GOAL OF THE EXERCISE
Extract every line below that contains the word "this".

DATASET CONTENT
################

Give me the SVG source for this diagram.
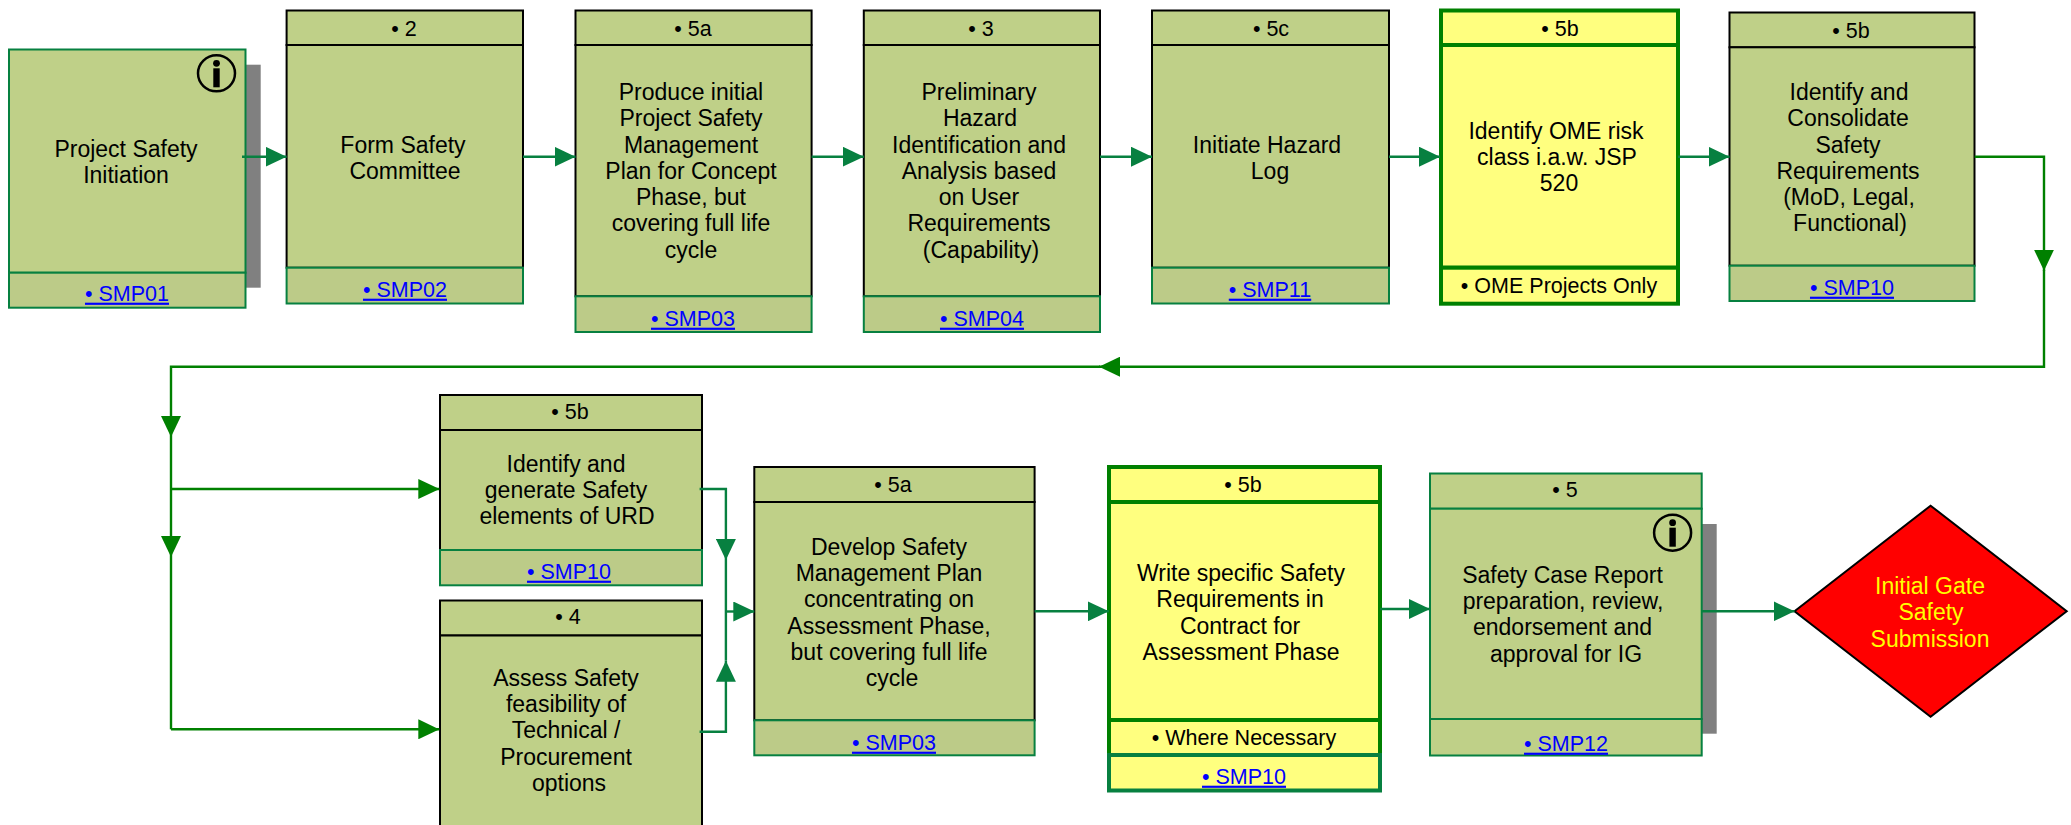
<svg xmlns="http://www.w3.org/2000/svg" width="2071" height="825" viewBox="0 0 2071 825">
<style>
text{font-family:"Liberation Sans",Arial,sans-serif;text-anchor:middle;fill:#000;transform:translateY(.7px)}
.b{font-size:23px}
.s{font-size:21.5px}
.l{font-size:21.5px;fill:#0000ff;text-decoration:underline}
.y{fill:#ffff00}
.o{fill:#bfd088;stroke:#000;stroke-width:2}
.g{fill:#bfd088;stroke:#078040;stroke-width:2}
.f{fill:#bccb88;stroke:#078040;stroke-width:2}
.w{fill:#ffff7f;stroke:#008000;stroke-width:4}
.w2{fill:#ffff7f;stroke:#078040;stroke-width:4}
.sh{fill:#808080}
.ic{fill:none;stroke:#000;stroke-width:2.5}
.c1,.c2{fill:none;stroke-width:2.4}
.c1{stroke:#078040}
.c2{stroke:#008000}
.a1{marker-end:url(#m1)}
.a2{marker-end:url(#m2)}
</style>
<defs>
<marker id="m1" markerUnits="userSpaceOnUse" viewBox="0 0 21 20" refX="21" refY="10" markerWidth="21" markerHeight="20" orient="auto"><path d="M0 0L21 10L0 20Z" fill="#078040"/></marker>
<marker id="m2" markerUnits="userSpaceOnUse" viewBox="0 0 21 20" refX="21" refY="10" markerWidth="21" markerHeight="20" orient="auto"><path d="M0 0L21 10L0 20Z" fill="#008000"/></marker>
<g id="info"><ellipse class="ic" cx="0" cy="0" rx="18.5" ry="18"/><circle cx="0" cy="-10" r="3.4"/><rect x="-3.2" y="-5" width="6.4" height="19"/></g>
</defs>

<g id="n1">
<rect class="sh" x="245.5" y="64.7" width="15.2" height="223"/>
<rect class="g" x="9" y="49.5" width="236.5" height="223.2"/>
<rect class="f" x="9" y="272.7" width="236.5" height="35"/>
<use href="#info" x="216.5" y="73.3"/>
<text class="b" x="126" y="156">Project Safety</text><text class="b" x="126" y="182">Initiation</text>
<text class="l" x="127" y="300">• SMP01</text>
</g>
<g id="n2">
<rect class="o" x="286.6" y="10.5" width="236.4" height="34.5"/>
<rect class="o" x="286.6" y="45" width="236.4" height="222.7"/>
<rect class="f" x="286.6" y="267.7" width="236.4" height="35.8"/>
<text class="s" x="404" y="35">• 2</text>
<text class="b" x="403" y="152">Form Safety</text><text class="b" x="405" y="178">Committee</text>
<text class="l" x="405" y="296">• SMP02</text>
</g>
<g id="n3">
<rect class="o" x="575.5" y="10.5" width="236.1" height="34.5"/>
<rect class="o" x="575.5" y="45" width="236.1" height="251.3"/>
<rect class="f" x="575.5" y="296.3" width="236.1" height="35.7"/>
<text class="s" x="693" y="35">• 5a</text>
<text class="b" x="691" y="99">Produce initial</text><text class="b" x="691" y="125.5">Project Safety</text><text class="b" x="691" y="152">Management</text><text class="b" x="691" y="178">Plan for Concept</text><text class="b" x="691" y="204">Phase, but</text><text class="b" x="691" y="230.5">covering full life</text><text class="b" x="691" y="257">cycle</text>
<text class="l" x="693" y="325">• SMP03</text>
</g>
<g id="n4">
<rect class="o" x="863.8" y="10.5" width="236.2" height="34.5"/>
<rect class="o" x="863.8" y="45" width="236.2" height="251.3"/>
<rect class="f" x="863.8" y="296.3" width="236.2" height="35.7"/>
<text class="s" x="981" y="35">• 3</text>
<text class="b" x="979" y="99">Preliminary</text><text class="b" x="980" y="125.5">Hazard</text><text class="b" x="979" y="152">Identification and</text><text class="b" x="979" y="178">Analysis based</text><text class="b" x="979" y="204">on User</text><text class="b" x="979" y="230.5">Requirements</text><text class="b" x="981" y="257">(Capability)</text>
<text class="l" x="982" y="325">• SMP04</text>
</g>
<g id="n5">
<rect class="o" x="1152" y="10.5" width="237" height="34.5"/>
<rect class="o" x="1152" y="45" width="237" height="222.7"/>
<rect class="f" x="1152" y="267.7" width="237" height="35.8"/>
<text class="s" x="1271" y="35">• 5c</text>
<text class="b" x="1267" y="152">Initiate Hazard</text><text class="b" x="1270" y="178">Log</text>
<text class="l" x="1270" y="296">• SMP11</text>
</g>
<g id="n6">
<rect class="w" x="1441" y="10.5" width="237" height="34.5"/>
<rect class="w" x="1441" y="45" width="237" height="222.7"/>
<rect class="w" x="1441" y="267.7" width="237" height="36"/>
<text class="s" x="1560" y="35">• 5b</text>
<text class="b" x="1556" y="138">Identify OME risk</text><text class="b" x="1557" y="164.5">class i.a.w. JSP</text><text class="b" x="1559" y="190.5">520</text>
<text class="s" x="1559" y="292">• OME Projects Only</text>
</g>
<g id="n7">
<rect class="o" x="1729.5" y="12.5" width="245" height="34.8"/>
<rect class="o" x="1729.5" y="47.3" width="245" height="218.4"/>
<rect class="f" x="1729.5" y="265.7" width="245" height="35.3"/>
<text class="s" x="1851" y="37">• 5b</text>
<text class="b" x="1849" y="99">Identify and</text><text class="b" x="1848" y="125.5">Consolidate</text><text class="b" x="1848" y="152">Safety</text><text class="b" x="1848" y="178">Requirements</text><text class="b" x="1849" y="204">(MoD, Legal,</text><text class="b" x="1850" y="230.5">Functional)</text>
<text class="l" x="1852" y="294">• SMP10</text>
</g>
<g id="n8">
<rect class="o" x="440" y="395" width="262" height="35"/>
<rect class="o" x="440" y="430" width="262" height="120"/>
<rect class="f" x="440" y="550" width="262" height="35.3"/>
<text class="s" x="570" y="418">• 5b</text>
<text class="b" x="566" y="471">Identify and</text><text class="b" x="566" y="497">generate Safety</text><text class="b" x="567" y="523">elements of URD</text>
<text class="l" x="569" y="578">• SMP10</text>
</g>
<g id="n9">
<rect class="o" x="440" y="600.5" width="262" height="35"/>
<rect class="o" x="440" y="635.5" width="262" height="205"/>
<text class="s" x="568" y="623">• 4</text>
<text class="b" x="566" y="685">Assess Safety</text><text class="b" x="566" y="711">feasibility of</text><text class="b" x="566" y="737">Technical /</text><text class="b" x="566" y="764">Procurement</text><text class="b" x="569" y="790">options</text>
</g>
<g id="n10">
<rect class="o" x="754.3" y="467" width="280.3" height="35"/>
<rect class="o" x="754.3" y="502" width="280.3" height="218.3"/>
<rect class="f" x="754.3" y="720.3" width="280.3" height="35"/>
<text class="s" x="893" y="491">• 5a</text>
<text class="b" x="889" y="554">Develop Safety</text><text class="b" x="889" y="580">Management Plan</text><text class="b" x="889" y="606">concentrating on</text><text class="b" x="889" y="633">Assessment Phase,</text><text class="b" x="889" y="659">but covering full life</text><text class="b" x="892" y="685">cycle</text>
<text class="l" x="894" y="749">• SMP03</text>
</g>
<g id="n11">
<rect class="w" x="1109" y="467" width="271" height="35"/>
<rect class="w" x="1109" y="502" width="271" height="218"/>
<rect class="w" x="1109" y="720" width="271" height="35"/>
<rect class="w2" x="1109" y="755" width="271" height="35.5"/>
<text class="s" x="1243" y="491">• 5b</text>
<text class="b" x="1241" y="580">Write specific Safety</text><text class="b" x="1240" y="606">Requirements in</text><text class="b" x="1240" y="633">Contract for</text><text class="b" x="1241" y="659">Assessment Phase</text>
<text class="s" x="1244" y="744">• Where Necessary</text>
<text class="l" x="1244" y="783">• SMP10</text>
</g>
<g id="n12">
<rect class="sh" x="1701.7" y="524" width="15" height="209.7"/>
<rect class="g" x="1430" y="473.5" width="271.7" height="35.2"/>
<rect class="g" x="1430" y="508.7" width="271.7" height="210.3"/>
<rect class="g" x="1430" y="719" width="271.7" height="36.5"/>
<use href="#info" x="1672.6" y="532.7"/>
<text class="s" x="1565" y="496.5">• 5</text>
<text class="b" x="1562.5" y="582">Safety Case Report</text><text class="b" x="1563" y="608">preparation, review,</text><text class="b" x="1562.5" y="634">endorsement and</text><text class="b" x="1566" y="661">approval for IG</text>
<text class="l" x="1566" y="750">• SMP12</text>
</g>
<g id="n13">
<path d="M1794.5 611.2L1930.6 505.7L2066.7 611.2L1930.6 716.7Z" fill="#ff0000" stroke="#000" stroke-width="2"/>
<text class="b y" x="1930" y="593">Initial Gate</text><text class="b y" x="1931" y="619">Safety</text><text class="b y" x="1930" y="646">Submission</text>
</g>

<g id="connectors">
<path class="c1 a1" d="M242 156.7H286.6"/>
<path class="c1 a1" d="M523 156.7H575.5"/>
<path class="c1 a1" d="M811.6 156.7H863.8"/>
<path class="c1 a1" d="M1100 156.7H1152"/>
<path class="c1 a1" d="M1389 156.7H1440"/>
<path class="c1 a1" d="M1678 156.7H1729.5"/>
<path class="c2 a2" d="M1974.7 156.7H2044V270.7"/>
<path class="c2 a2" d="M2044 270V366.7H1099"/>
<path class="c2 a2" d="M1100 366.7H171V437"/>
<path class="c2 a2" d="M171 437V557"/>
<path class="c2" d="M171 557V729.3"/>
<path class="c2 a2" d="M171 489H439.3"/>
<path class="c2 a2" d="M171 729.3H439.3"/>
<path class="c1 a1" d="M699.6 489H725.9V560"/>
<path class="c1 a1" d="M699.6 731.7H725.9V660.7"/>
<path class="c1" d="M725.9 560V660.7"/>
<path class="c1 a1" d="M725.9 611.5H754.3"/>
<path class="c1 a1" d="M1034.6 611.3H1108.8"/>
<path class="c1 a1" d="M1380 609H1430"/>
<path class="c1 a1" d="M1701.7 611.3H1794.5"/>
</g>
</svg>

################

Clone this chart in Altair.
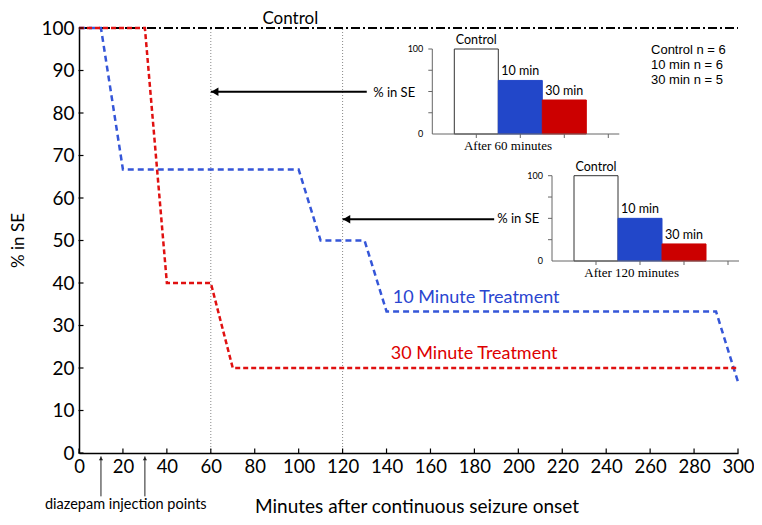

################

REPLY
Give me the SVG source for this diagram.
Clone this chart in Altair.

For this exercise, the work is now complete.